As requested, here is my explanation of Fluorescence and Phosphorescence. :)
Fluorescence and Phosphorescence are two atomic emission processes which produce light.
Safety glasses with strong fluorescence under UV light. Source: (Erty’s Laboratory)
When particular types of molecules are struck with energetic photons (typically in the visible to ultraviolet range), their electrons can become excited. The electrons will move from a ground state (stable orbit) to an excited state (higher unstable orbit). As is with most things in this world, nature desires equilibrium. These excited electrons want to return to their natural, stable orbit. They lose their energy over time naturally by their increased vibrations, but some molecules are capable of producing light (photons) to dissipate this excess energy. This is fluorescence.

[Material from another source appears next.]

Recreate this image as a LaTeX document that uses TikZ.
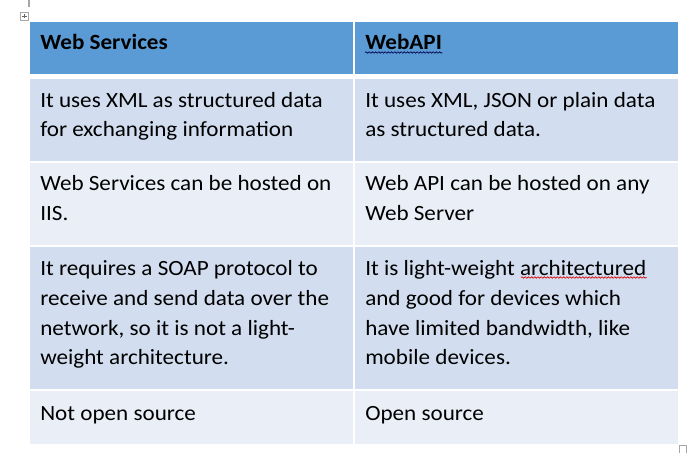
\documentclass[tikz,border=0pt]{standalone}
\usepackage{fontspec}
\setmainfont{Carlito}[FakeStretch=1.064]
\usetikzlibrary{decorations.pathmorphing}
\definecolor{hdr}{HTML}{5B9BD5}
\definecolor{darkrow}{HTML}{D2DEEF}
\definecolor{lightrow}{HTML}{EAEFF7}
\definecolor{handle}{HTML}{A6A6A6}
\begin{document}
\begin{tikzpicture}[x=0.75pt,y=-0.75pt,
  txt/.style={anchor=base west, inner sep=0pt, font=\fontsize{16.3}{20}\selectfont},
  hd/.style={anchor=base west, inner sep=0pt, font=\fontsize{16.3}{20}\selectfont\bfseries},
  squig/.style={decorate, decoration={snake, amplitude=0.55pt, segment length=2.4pt}, line width=0.5pt}]
\useasboundingbox (0,0) rectangle (700,453);
\fill[white] (0,0) rectangle (700,453);
% cells
\fill[hdr] (30,22) rectangle (353,74);
\fill[hdr] (355,22) rectangle (678,74);
\fill[darkrow] (30,79) rectangle (353,161);
\fill[darkrow] (355,79) rectangle (678,161);
\fill[lightrow] (30,163) rectangle (353,245);
\fill[lightrow] (355,163) rectangle (678,245);
\fill[darkrow] (30,247) rectangle (353,389);
\fill[darkrow] (355,247) rectangle (678,389);
\fill[lightrow] (30,391) rectangle (353,444);
\fill[lightrow] (355,391) rectangle (678,444);
% header
\node[hd] (h1) at (40,50) {Web Services};
\node[hd] (h2) at (365,50) {WebAPI};
% row 1
\node[txt] (a1) at (40,107.3) {It uses XML as structured data};
\node[txt] (a2) at (40,136.8) {for exchanging information};
\node[txt] (b1) at (365,107.3) {It uses XML, JSON or plain data};
\node[txt] (b2) at (365,136.8) {as structured data.};
% row 2
\node[txt] (c1) at (40,190.8) {Web Services can be hosted on};
\node[txt] (c2) at (40,220.3) {IIS.};
\node[txt] (d1) at (365,190.8) {Web API can be hosted on any};
\node[txt] (d2) at (365,220.3) {Web Server};
% row 3
\node[txt] (e1) at (40,275.5) {It requires a SOAP protocol to};
\node[txt] (e2) at (40,305.3) {receive and send data over the};
\node[txt] (e3) at (40,335) {network, so it is not a light-};
\node[txt] (e4) at (40,364.8) {weight architecture.};
\node[txt] (f1) at (365,275.5) {It is light-weight architectured};
\node[txt] (f2) at (365,305.3) {and good for devices which};
\node[txt] (f3) at (365,335) {have limited bandwidth, like};
\node[txt] (f4) at (365,364.8) {mobile devices.};
% row 4
\node[txt] (g1) at (40,420) {Not open source};
\node[txt] (k1) at (365,420) {Open source};
% squiggly underlines
\draw[squig, draw=black!70!blue] (h2.base west) ++(0,2.5) -- (h2.base east |- 0,52.5);
\draw[squig, draw=red!85!black] (521,277.5) -- (f1.base east |- 0,277.5);
% Word handles
\draw[handle, line width=1.5pt] (29,0) -- (29,7);
\draw[handle, line width=0.6pt, fill=white] (20.5,12.5) rectangle (28,20);
\draw[black!60, line width=0.4pt] (22,16.25) -- (26.5,16.25) (24.25,14) -- (24.25,18.5);
\draw[handle, line width=0.6pt] (679.5,453) -- (679.5,445.5) -- (686,445.5) -- (686,453);
\end{tikzpicture}
\end{document}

Fluorescence occurs when the photon emission is between electrons of the same spin state (i.e. goes from the excited state back to the ground state). Fluorescence is typically a short lived process (from 10^-5 to 10^-8s) compared to phosphorescence (which can last from 10^-4 s to hours). Fluorescence is shorter lived but brighter, and when removed from the source will stop ‘glowing’, where as phosphorescence will continue to glow for a while.
Examples of molecules that fluoresce:
-Quinine (anti-malarial drug)
Unfortunately very few molecules will naturally fluoresce, so when fluorescence is desired fluorescent molecules (fluorophores) can be introduced into the molecule of interest. Fluorescence is used extensively in analytical chemistry, as the light omitted can be quantified with mathematical relationships to reveal the concentration. Fluorescence is also used often in the biological and medical fields to visualize cells and transport of various chemicals in a body.
An example of phosphorescence. Europium doped strontium silicate-aluminate oxide powder (cyan pigmented). Shown under visible light, long-wave UV light, and in total darkness (source wikipedia)
The process of Phosphorescence is very similar to Fluorescence but differs in the time that the energy is released (as mentioned above). In Phosphorescence, electrons are brought to an excited state by energetic photons absorbed by the molecules. In this case, the excited state is called a triplet state. In these triplet states, in particular molecules, they dissipate energy much slower than with fluorescence. The electrons are almost trapped in this higher state, emitting light constantly. I don’t know more than that. To understand it more you’ll need to know quantum physics!
In contrast to fluorescence, phosphorescence compounds are much more common.
A common real world example of phosphorescence are those glow in the dark stars every kid had on their ceiling. During the day the light from the sun or from lamps excite the electrons in the compounds, from this point on they’re constantly emitting low levels of light. Its only evident when the lights are turned off.
Examples of molecules that phosphoresce (via wikipedia):
Calcium sulfide with strontium sulfide with bismuth as activator, (Ca,Sr)S:Bi, yields blue light with glow times up to 12 hours, red and orange are modifications of the zinc sulfide formula. Red color can be obtained from strontium sulfide.
Mix of zinc sulfide and cadmium sulfide emit color depending on their ratio; increasing of the CdS content shifts the output color towards longer wavelengths; its persistence ranges between 1–10 hours.